Estimates from the Napa regions say that most of the more than 100 wineries impacted are back up and running, and there was little effect on tourism.
“It didn’t impact the tourism to the extent that it could have,” Grossi said.
Grossi said RMS is looking at the business interruption impact, but doesn’t yet have estimates to offer.
“We don’t have a number we’re comfortable with sharing,” she said.
RMS found that damage from the quake was within expectations given the magnitude and location of the quake.
The firm surveyed areas affected by the quake, including Napa County, as well as parts of Solano and Sonoma counties and found that the majority of damage was extremely localized within Napa County, while primary damage was due to ground shaking with few fires following and almost no sprinkler leakage.
“I guess we thought we’d see a bigger footprint of damage,” Grossi said. “We thought we would see a little more on the outskirts of ground motion.”
According to cat modeler AIR Worldwide, there were 120 red tagged and 500 yellow tagged buildings, and 208 reported injuries in Napa, while in Vallejo there were 10 red tagged and 34 yellow tagged buildings and 49 reported injuries and right at the epicenter in American Canyon there were reported no red or yellow tagged buildings.
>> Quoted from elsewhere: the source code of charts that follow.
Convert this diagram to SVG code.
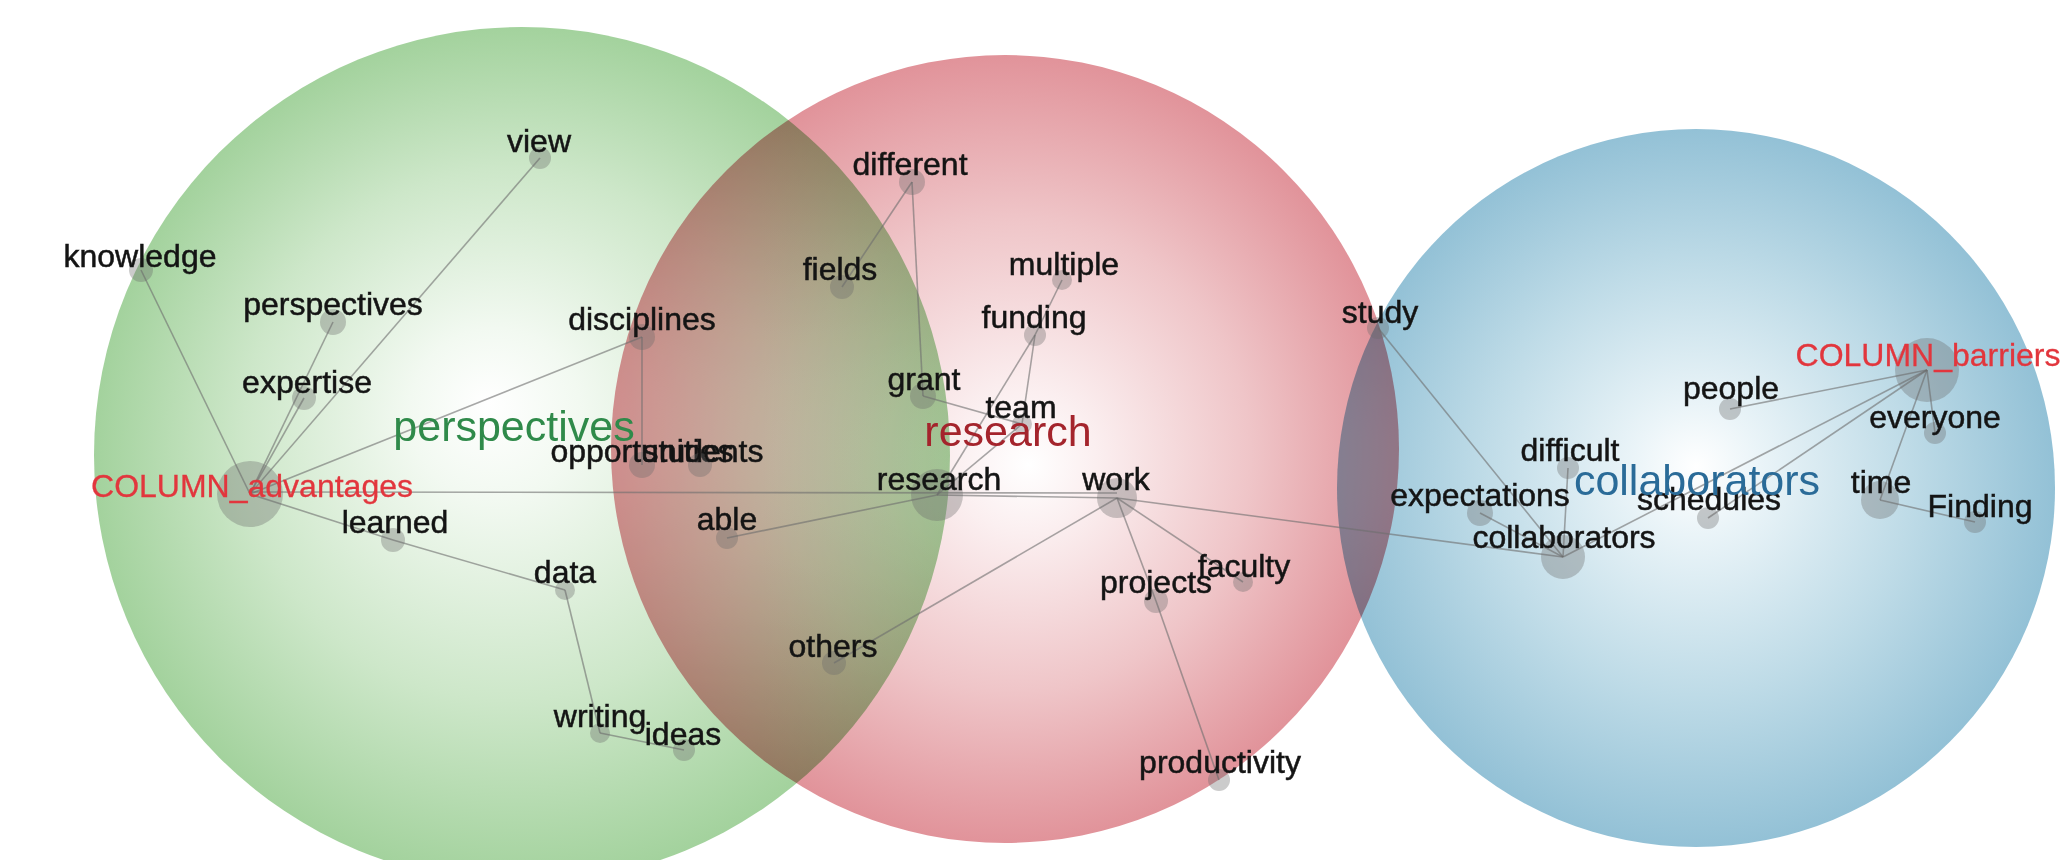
<svg xmlns="http://www.w3.org/2000/svg" width="2066" height="860" viewBox="0 0 2066 860">
<defs>
<radialGradient id="gGreen" cx="0.5" cy="0.5" r="0.5" fx="0.46" fy="0.44">
<stop offset="0" stop-color="#ffffff"/>
<stop offset="0.2" stop-color="#f2f9f1"/>
<stop offset="0.62" stop-color="#cde7c9"/>
<stop offset="1" stop-color="#a3d29d"/>
</radialGradient>
<radialGradient id="gRed" cx="0.5" cy="0.5" r="0.5" fx="0.53" fy="0.52">
<stop offset="0" stop-color="#ffffff"/>
<stop offset="0.18" stop-color="#fbeff0"/>
<stop offset="0.6" stop-color="#efc5c8"/>
<stop offset="1" stop-color="#e1939a"/>
</radialGradient>
<radialGradient id="gBlue" cx="0.5" cy="0.5" r="0.5" fx="0.5" fy="0.47">
<stop offset="0" stop-color="#ffffff"/>
<stop offset="0.18" stop-color="#eaf4f8"/>
<stop offset="0.6" stop-color="#bedbe7"/>
<stop offset="1" stop-color="#93c1d6"/>
</radialGradient>
<style>
.cl{mix-blend-mode:multiply}
.e{stroke:#6e6e6e;stroke-opacity:0.6;stroke-width:1.6;fill:none}
.n{fill:#6a6a6a;fill-opacity:0.35}
.t{font-family:"Liberation Sans",Arial,sans-serif;font-size:32px;fill:#141414;stroke:#141414;stroke-width:0.5;text-anchor:middle}
.c{font-family:"Liberation Sans",Arial,sans-serif;font-size:32px;fill:#e2363d;stroke:#e2363d;stroke-width:0.3;text-anchor:middle}
.b{font-family:"Liberation Sans",Arial,sans-serif;font-size:43px;text-anchor:middle}
</style>
</defs>
<rect width="2066" height="860" fill="#ffffff"/>
<g id="clusters">
<circle class="cl" cx="522" cy="455" r="428" fill="url(#gGreen)"/>
<circle class="cl" cx="1005" cy="449" r="394" fill="url(#gRed)"/>
<circle class="cl" cx="1696" cy="488" r="359" fill="url(#gBlue)"/>
</g>
<g id="connectors">
<line class="e" x1="141" y1="270" x2="250" y2="494"/>
<line class="e" x1="540" y1="158" x2="250" y2="494"/>
<line class="e" x1="333" y1="322" x2="250" y2="494"/>
<line class="e" x1="304" y1="398" x2="250" y2="494"/>
<line class="e" x1="642" y1="337" x2="250" y2="494"/>
<line class="e" x1="642" y1="337" x2="642" y2="465"/>
<line class="e" x1="250" y1="494" x2="393" y2="540"/>
<line class="e" x1="393" y1="540" x2="565" y2="590"/>
<line class="e" x1="565" y1="590" x2="600" y2="733"/>
<line class="e" x1="600" y1="733" x2="684" y2="750"/>
<line class="e" x1="250" y1="492" x2="1117" y2="493"/>
<line class="e" x1="912" y1="182" x2="842" y2="287"/>
<line class="e" x1="912" y1="182" x2="923" y2="396"/>
<line class="e" x1="923" y1="396" x2="1022" y2="424"/>
<line class="e" x1="1062" y1="280" x2="1035" y2="335"/>
<line class="e" x1="1035" y1="335" x2="1022" y2="424"/>
<line class="e" x1="1035" y1="335" x2="937" y2="495"/>
<line class="e" x1="1022" y1="424" x2="937" y2="495"/>
<line class="e" x1="727" y1="538" x2="937" y2="495"/>
<line class="e" x1="937" y1="495" x2="1117" y2="498"/>
<line class="e" x1="1117" y1="498" x2="834" y2="663"/>
<line class="e" x1="1117" y1="498" x2="1156" y2="601"/>
<line class="e" x1="1117" y1="498" x2="1243" y2="582"/>
<line class="e" x1="1156" y1="601" x2="1219" y2="780"/>
<line class="e" x1="1117" y1="498" x2="1563" y2="557"/>
<line class="e" x1="1378" y1="328" x2="1563" y2="557"/>
<line class="e" x1="1480" y1="513" x2="1563" y2="557"/>
<line class="e" x1="1568" y1="468" x2="1563" y2="557"/>
<line class="e" x1="1563" y1="557" x2="1927" y2="370"/>
<line class="e" x1="1708" y1="518" x2="1927" y2="370"/>
<line class="e" x1="1730" y1="409" x2="1927" y2="370"/>
<line class="e" x1="1935" y1="433" x2="1927" y2="370"/>
<line class="e" x1="1880" y1="500" x2="1927" y2="370"/>
<line class="e" x1="1880" y1="500" x2="1975" y2="522"/>
</g>
<g id="n-knowledge"><circle class="n" cx="141" cy="270" r="12"/><text class="t" x="140" y="267">knowledge</text></g>
<g id="n-view"><circle class="n" cx="540" cy="158" r="11"/><text class="t" x="539" y="152">view</text></g>
<g id="n-perspectives"><circle class="n" cx="333" cy="322" r="13"/><text class="t" x="333" y="315">perspectives</text></g>
<g id="n-disciplines"><circle class="n" cx="642" cy="337" r="13"/><text class="t" x="642" y="330">disciplines</text></g>
<g id="n-expertise"><circle class="n" cx="304" cy="398" r="12"/><text class="t" x="307" y="393">expertise</text></g>
<g id="n-column-advantages"><circle class="n" cx="250" cy="494" r="33"/><text class="c" x="252" y="497">COLUMN_advantages</text></g>
<g id="n-learned"><circle class="n" cx="393" cy="540" r="12"/><text class="t" x="395" y="533">learned</text></g>
<g id="n-data"><circle class="n" cx="565" cy="590" r="10"/><text class="t" x="565" y="583">data</text></g>
<g id="n-writing"><circle class="n" cx="600" cy="733" r="10"/><text class="t" x="600" y="727">writing</text></g>
<g id="n-ideas"><circle class="n" cx="684" cy="750" r="11"/><text class="t" x="683" y="745">ideas</text></g>
<g id="n-different"><circle class="n" cx="912" cy="182" r="13"/><text class="t" x="910" y="175">different</text></g>
<g id="n-fields"><circle class="n" cx="842" cy="287" r="12"/><text class="t" x="840" y="280">fields</text></g>
<g id="n-multiple"><circle class="n" cx="1062" cy="280" r="10"/><text class="t" x="1064" y="275">multiple</text></g>
<g id="n-funding"><circle class="n" cx="1035" cy="335" r="11"/><text class="t" x="1034" y="328">funding</text></g>
<g id="n-grant"><circle class="n" cx="923" cy="396" r="13"/><text class="t" x="924" y="390">grant</text></g>
<g id="n-team"><circle class="n" cx="1022" cy="424" r="10"/><text class="t" x="1021" y="418">team</text></g>
<g id="n-opportunities"><circle class="n" cx="642" cy="465" r="13"/><text class="t" x="642" y="462">opportunities</text></g>
<g id="n-students"><circle class="n" cx="700" cy="465" r="12"/><text class="t" x="703" y="462">students</text></g>
<g id="n-research"><circle class="n" cx="937" cy="495" r="26"/><text class="t" x="939" y="490">research</text></g>
<g id="n-able"><circle class="n" cx="727" cy="538" r="11"/><text class="t" x="727" y="530">able</text></g>
<g id="n-work"><circle class="n" cx="1117" cy="498" r="20"/><text class="t" x="1116" y="490">work</text></g>
<g id="n-others"><circle class="n" cx="834" cy="663" r="12"/><text class="t" x="833" y="657">others</text></g>
<g id="n-projects"><circle class="n" cx="1156" cy="601" r="12"/><text class="t" x="1156" y="593">projects</text></g>
<g id="n-faculty"><circle class="n" cx="1243" cy="582" r="10"/><text class="t" x="1244" y="577">faculty</text></g>
<g id="n-productivity"><circle class="n" cx="1219" cy="780" r="11"/><text class="t" x="1220" y="773">productivity</text></g>
<g id="n-study"><circle class="n" cx="1378" cy="328" r="11"/><text class="t" x="1380" y="323">study</text></g>
<g id="n-column-barriers"><circle class="n" cx="1927" cy="370" r="32"/><text class="c" x="1928" y="366">COLUMN_barriers</text></g>
<g id="n-people"><circle class="n" cx="1730" cy="409" r="11"/><text class="t" x="1731" y="399">people</text></g>
<g id="n-everyone"><circle class="n" cx="1935" cy="433" r="11"/><text class="t" x="1935" y="428">everyone</text></g>
<g id="n-difficult"><circle class="n" cx="1568" cy="468" r="11"/><text class="t" x="1570" y="461">difficult</text></g>
<g id="n-expectations"><circle class="n" cx="1480" cy="513" r="13"/><text class="t" x="1480" y="506">expectations</text></g>
<g id="n-schedules"><circle class="n" cx="1708" cy="518" r="11"/><text class="t" x="1709" y="510">schedules</text></g>
<g id="n-time"><circle class="n" cx="1880" cy="500" r="19"/><text class="t" x="1881" y="493">time</text></g>
<g id="n-finding"><circle class="n" cx="1975" cy="522" r="11"/><text class="t" x="1980" y="517">Finding</text></g>
<g id="n-collaborators"><circle class="n" cx="1563" cy="557" r="22"/><text class="t" x="1564" y="548">collaborators</text></g>
<g id="labels">
<text class="b" x="514" y="441" fill="#2f8a4a">perspectives</text>
<text class="b" x="1008" y="446" fill="#a4242c">research</text>
<text class="b" x="1697" y="495" fill="#2a6b98">collaborators</text>
</g>
</svg>
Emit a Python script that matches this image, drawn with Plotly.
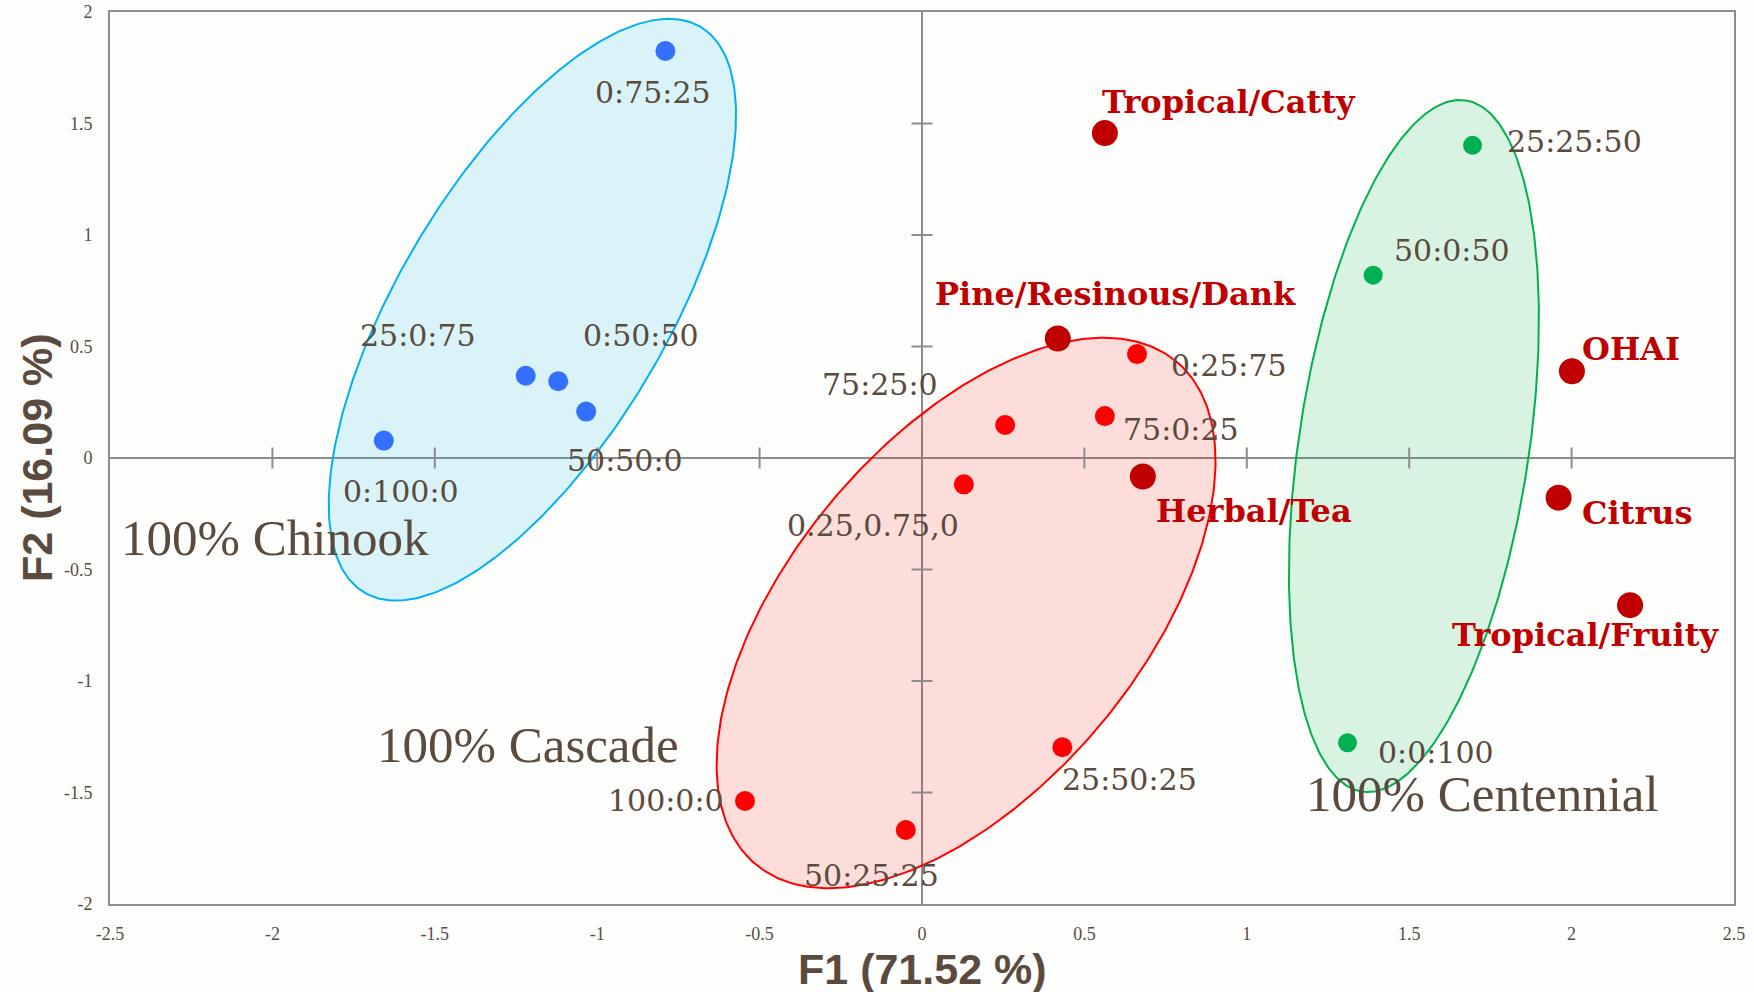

Napa city managers offered estimates of $300 million in private property damage, with Vallejo estimating $5 million in damage.
RMS in its report noted that little liquefaction or lateral spreading was observed, and the majority of severely damaged unreinforced masonry structures were concentrated in downtown Napa.
According the RMS report: in the Browns Valley section of Napa, residential damage was concentrated along the fault trace and included slippage from foundations and cracks in walls and garages; in Vallejo, older buildings and historic structures sustained much of the damage; in regions further damage was limited.
A few high-value losses took place, including structural damage to a monastery in Oakville, RMS stated.
Unreinforced masonry chimney failures were observed across the surveyed regions.
“As expected, many URM buildings were heavily damaged, while many wood-frame residential structures experienced, at most, a chimney failure,” AIR stated.
Contents damage was reported to be significant in the region, with plate glass windows, hanging ceilings and merchandise commonly damaged, according to AIR.
The California Earthquake Authority, which reported the area has a dismal 6 percent uptake on earthquake insurance, has said it plans to start marketing heavily to area residents its new earthquake product. It’s CEA Choice offers contents deductibles.
“We’re definitely talking about how to do some targeted marketing and do some focused messaging,” CEA CEO Glen Pomeroy said in the days following the quake.